Ken Hom, the Arizona-born chef and London restaurateur who hosts a Chinese cooking show on the BBC, navigates the traditional New Year menu in his book Foolproof Chinese Cookery.
While Chinese cuisine beyond your neighborhood restaurant is a mystery to many, Hom breaks it down into layman’s terms.
For the New Year Feast, fish and chicken are cooked and served whole and represent completeness, unity and togetherness.
Noodles are prepared uncut, as they symbolize a long life. Gingko nuts will be used in dishes as they promise silver coins and lotus seeds will bring male children to the family.
Dried bean curd and black moss seaweed represent wealth and happiness. Since it is white, the color of death, fresh bean curd or tofu is not eaten at the new year since it is believed to bring death and misfortune to the family.
Hom acknowledges that many of the authentic Chinese dishes can be tough for the home cook to replicate as many of the ingredients are not readily available
If take out is your thing, Hom suggests a mixed platter of spare ribs, chicken, vegetable spring rolls and sesame shrimp or stir fried bok choy for a prosperous year.
For the cleansing of sins and problems, a spicy pork dish, such as kung pao pork is prescribed. Fried rice, with egg, will bring abundance, and pan-seared noodles, left uncut, will bring longevity. Peking duck brings fidelity and sweet and sour pork an abundance of grandchildren.
Buddha’s Delight, also on area menus as vegetarian’s delight, is a popular dish loaded with New Year’s symbolism. Buddhists believe that no animal or fish should be killed on the first day of the new year. Look for this dish at Golden Palace, Milford; Jay House Asian Cuisine, Londonderry; New Happy Garden, Manchester, and Lilac Blossom, Nashua.

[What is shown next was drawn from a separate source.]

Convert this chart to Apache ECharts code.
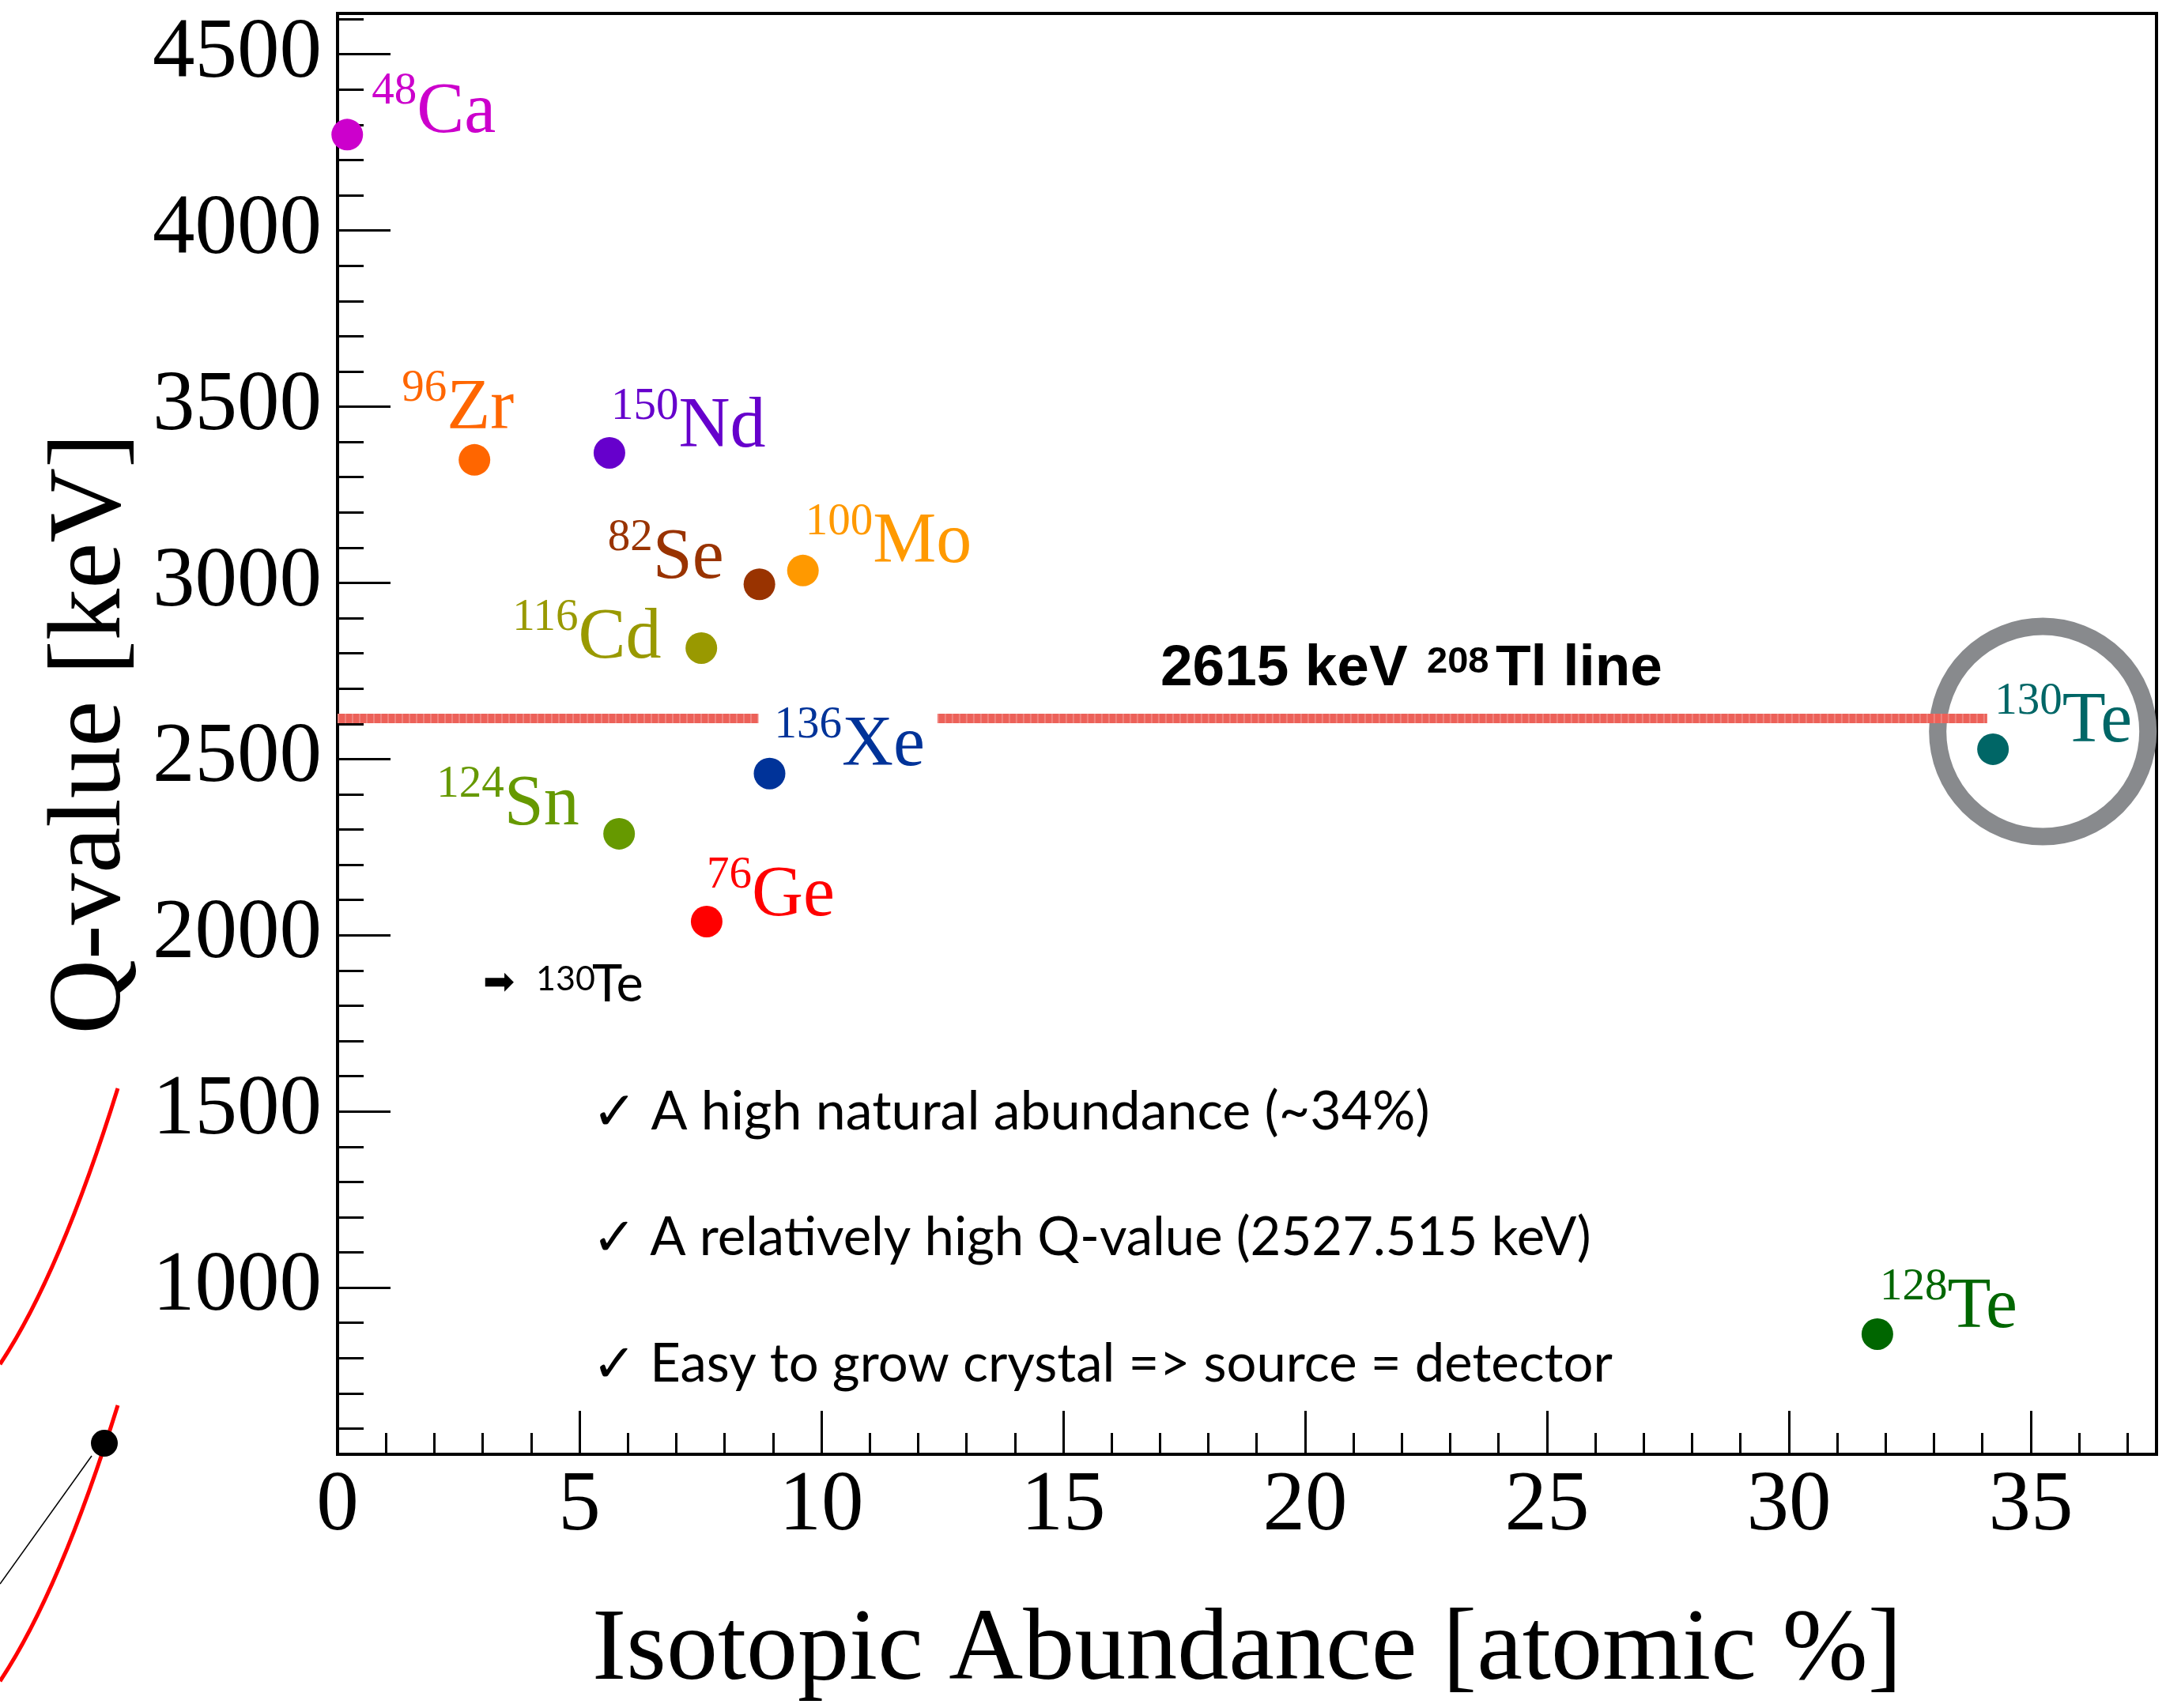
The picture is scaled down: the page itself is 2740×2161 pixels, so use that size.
<!DOCTYPE html>
<html>
<head>
<meta charset="utf-8">
<script src="https://cdn.jsdelivr.net/npm/echarts@6/dist/echarts.min.js"></script>
<style>
  html, body { margin: 0; padding: 0; background: #fff; }
  #chart { width: 2740px; height: 2161px; }
</style>
</head>
<body>
<div id="chart"></div>
<script>
// Double-beta-decay candidates: natural isotopic abundance vs. Q-value
const isotopes    = ['48Ca', '96Zr', '150Nd', '82Se', '100Mo', '116Cd', '136Xe', '124Sn', '76Ge', '130Te', '128Te'];
const massNumbers = ['48', '96', '150', '82', '100', '116', '136', '124', '76', '130', '128'];
const elements    = ['Ca', 'Zr', 'Nd', 'Se', 'Mo', 'Cd', 'Xe', 'Sn', 'Ge', 'Te', 'Te'];
const abundance   = [0.20, 2.83, 5.62, 8.72, 9.62, 7.52, 8.93, 5.82, 7.63, 34.22, 31.83];
const qValue      = [4272, 3349, 3369, 2996, 3035, 2815, 2459, 2288, 2039, 2528, 868];

// Axis ticks
const xTickLabels = [0, 5, 10, 15, 20, 25, 30, 35];
const yTickLabels = [1000, 1500, 2000, 2500, 3000, 3500, 4000, 4500];

// 2615 keV gamma line of 208Tl, drawn in two pieces around the Xe label
const tlLineEnergy = 2615;
const tlLineSegments = [[0, 8.7], [12.4, 34.1]];

// ---- styling -------------------------------------------------------------
const isotopeColors = ['#CC00CC', '#FF6600', '#6600CC', '#993300', '#FF9900', '#999900',
                       '#003399', '#669900', '#FF0000', '#006666', '#006600'];
// label anchor relative to the marker centre: [left of mass number, text baseline]
const labelOffsets = {
  '48Ca': [31, -2], '96Zr': [-92, -38], '150Nd': [2, -6], '82Se': [-192, -6],
  '100Mo': [3, -9], '116Cd': [-239, 14], '136Xe': [6, -9], '124Sn': [-231, -10],
  '76Ge': [0, -6], '130Te': [2, -8], '128Te': [3, -7]
};
const SERIF = '"Liberation Serif", "Times New Roman", serif';
const SANS = '"Liberation Sans", Arial, sans-serif';
const GEO = 'Lato, "Noto Sans", sans-serif';

const X_MIN = 0, X_MAX = 37.6, Y_MIN = 527, Y_MAX = 4616;

const xMinorTicks = [];
for (let v = 1; v <= 37; v++) xMinorTicks.push(v);
const yMinorTicks = [];
for (let v = 600; v <= 4600; v += 100) yMinorTicks.push(v);

const chart = echarts.init(document.getElementById('chart'), null, { renderer: 'canvas' });

function baseAxis(extra) {
  return Object.assign({
    type: 'value',
    splitLine: { show: false },
    axisLine: { show: true, onZero: false, lineStyle: { color: '#000', width: 4 } },
  }, extra);
}

const plainNumber = v => String(v);

const xAxes = [
  baseAxis({
    min: X_MIN, max: X_MAX, position: 'bottom',
    name: 'Isotopic Abundance [atomic %]', nameLocation: 'middle', nameGap: 185,
    nameTextStyle: { fontFamily: SERIF, fontSize: 130, color: '#000' },
    axisTick: { show: true, inside: true, length: 55, customValues: xTickLabels,
                lineStyle: { color: '#000', width: 3 } },
    axisLabel: { show: true, customValues: xTickLabels, margin: 13, formatter: plainNumber,
                 fontFamily: SERIF, fontSize: 107, color: '#000' }
  }),
  baseAxis({
    min: X_MIN, max: X_MAX, position: 'bottom',
    axisLine: { show: false },
    axisTick: { show: true, inside: true, length: 27, customValues: xMinorTicks,
                lineStyle: { color: '#000', width: 3 } },
    axisLabel: { show: false }
  })
];

const yAxes = [
  baseAxis({
    min: Y_MIN, max: Y_MAX, position: 'left',
    name: 'Q-value [keV]', nameLocation: 'middle', nameGap: 244,
    nameTextStyle: { fontFamily: SERIF, fontSize: 131, color: '#000' },
    axisTick: { show: true, inside: true, length: 67, customValues: yTickLabels,
                lineStyle: { color: '#000', width: 3 } },
    axisLabel: { show: true, customValues: yTickLabels, margin: 20, formatter: plainNumber,
                 fontFamily: SERIF, fontSize: 107, color: '#000' }
  }),
  baseAxis({
    min: Y_MIN, max: Y_MAX, position: 'left',
    axisLine: { show: false },
    axisTick: { show: true, inside: true, length: 33, customValues: yMinorTicks,
                lineStyle: { color: '#000', width: 3 } },
    axisLabel: { show: false }
  })
];

// Thallium line pieces: a salmon stroke with a light hatch over it for the rough brush look
const tlSeries = [];
tlLineSegments.forEach(seg => {
  const pts = [[seg[0], tlLineEnergy], [seg[1], tlLineEnergy]];
  tlSeries.push({
    type: 'line', z: 4, showSymbol: false, symbol: 'none', silent: true, clip: false,
    data: pts,
    lineStyle: { color: '#EC6159', width: 12, cap: 'butt', opacity: 1 }
  });
  tlSeries.push({
    type: 'line', z: 4, showSymbol: false, symbol: 'none', silent: true, clip: false,
    data: pts,
    lineStyle: { color: '#ffffff', width: 12, cap: 'butt', type: [2, 7], opacity: 0.22 }
  });
});

// Ring highlighting the 130Te candidate
const highlightIdx = isotopes.indexOf('130Te');
const ringSeries = {
  type: 'scatter', z: 3, silent: true, clip: false,
  symbol: 'circle', symbolSize: 266,
  itemStyle: { color: 'rgba(0,0,0,0)', borderColor: '#888A8D', borderWidth: 22, opacity: 1 },
  data: [[abundance[highlightIdx] + 1.03, qValue[highlightIdx] + 50]]
};

const dotSeries = {
  type: 'scatter', z: 5, clip: false, silent: true,
  symbol: 'circle', symbolSize: 40,
  itemStyle: { opacity: 1 },
  data: isotopes.map((id, i) => {
    const c = isotopeColors[i];
    const off = labelOffsets[id];
    return {
      value: [abundance[i], qValue[i]],
      itemStyle: { color: c, opacity: 1 },
      label: {
        show: true, position: 'right', distance: 0,
        align: 'left', verticalAlign: 'bottom',
        offset: [off[0] - 20, off[1] + 19.6],
        color: c, textBorderWidth: 0,
        formatter: '{m|' + massNumbers[i] + '}{s|' + elements[i] + '}',
        rich: {
          m: { fontFamily: SERIF, fontSize: 57, lineHeight: 22, verticalAlign: 'top',
               color: c, textBorderWidth: 0 },
          s: { fontFamily: SERIF, fontSize: 90, lineHeight: 100, verticalAlign: 'bottom',
               color: c, textBorderWidth: 0 }
        }
      }
    };
  })
};

// Free text: Tl line caption, the 130Te summary and the left-edge sketch
function txt(text, x, y, size, family, weight, color) {
  return {
    type: 'text', silent: true, z: 10,
    style: { text: text, x: x, y: y, fontSize: size, fontFamily: family,
             fontWeight: weight || 'normal', fill: color || '#000',
             align: 'left', verticalAlign: 'middle' }
  };
}

function redCurve(dy) {
  return {
    type: 'bezierCurve', silent: true, z: 10,
    shape: { x1: 149, y1: 1377 + dy, cpx1: 99, cpy1: 1537 + dy,
             cpx2: 50, cpy2: 1651 + dy, x2: 0, y2: 1726 + dy },
    style: { stroke: '#FF0000', lineWidth: 5, fill: null }
  };
}

const graphics = [
  txt('2615 keV', 1468, 847, 73, SANS, 'bold'),
  txt('208', 1805, 838, 47, SANS, 'bold'),
  txt('Tl line', 1892, 847, 73, SANS, 'bold'),

  txt('\u27A1', 611, 1246, 48, '"DejaVu Sans", sans-serif'),
  txt('130', 678, 1239, 43, GEO, 'normal'),
  txt('Te', 749, 1246, 65, GEO, 'normal'),

  txt('\u2713 A high natural abundance (~34%)', 749, 1407, 68, GEO),
  txt('\u2713 A relatively high Q-value (2527.515 keV)', 749, 1566, 67, GEO),
  txt('\u2713 Easy to grow crystal => source = detector', 749, 1726, 67, GEO),

  redCurve(0),
  redCurve(401),
  { type: 'line', silent: true, z: 10,
    shape: { x1: 116, y1: 1842, x2: 0, y2: 2004 },
    style: { stroke: '#000', lineWidth: 1.5 } },
  { type: 'circle', silent: true, z: 11,
    shape: { cx: 132, cy: 1826, r: 17 },
    style: { fill: '#000' } }
];

chart.setOption({
  animation: false,
  backgroundColor: '#fff',
  grid: { left: 427, right: 12, top: 17, bottom: 321, containLabel: false,
          show: true, borderColor: '#000', borderWidth: 4, backgroundColor: 'transparent' },
  xAxis: xAxes,
  yAxis: yAxes,
  series: [...tlSeries, ringSeries, dotSeries],
  graphic: graphics
});
</script>
</body>
</html>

In Manchester, Peking Garden at 967 Elm Street will be offering a special New Year’s menu of whole 1½ pound fish steamed with scallions and ginger ($18.95), Shanghai bok choy with garlic ($8.95).
Serve this up with barbecue spare ribs ($6.95), crispy duck with the bone ($14.95) and scallion pancakes ($2.95) and vegetarian delight ($7.95) and you are on your way to a year filled with unity, prosperity and courage.
Eat and be fortunate. This is much better than what you had planned at the beginning of the month.
If you feel like heating up the wok and making your own meal, markets such as Merlion Asian Market in Nashua and Saigon Asian Market in Manchester can supply you with everything you need.
At Saigon Asian Market, whole fish ($1.99-$4.99/lb.) can be had, along with dozens of choices of noodles, vegetables and spices. A ten pack of chopsticks will set you back a dollar.
At this time of year, Asian markets will have gold bars filled with sweets and stamped with the symbol for the year of the dog. Under communist rule since 1949, the Chinese were not allowed to buy gold until 2003. Now gold bars are part of the New Year’s celebration.
To finish off your meal, serve an artfully arranged platter of sweet preserved squash, kumquats, and water chestnuts, lotus seeds, pieces of coconut and ginger. Or opt for the brightly colored coconut strips and sticky sesame cookies. A sweet green bean cake, wrapped in a golden box resembling a gold bar, would be a showstopper.
There is an old Chinese proverb that says food is heaven. With that in mind, take control of your destiny and instead of depriving yourself, eat up. Gung hay fat choy, meaning, best wishes, have a prosperous and good new year.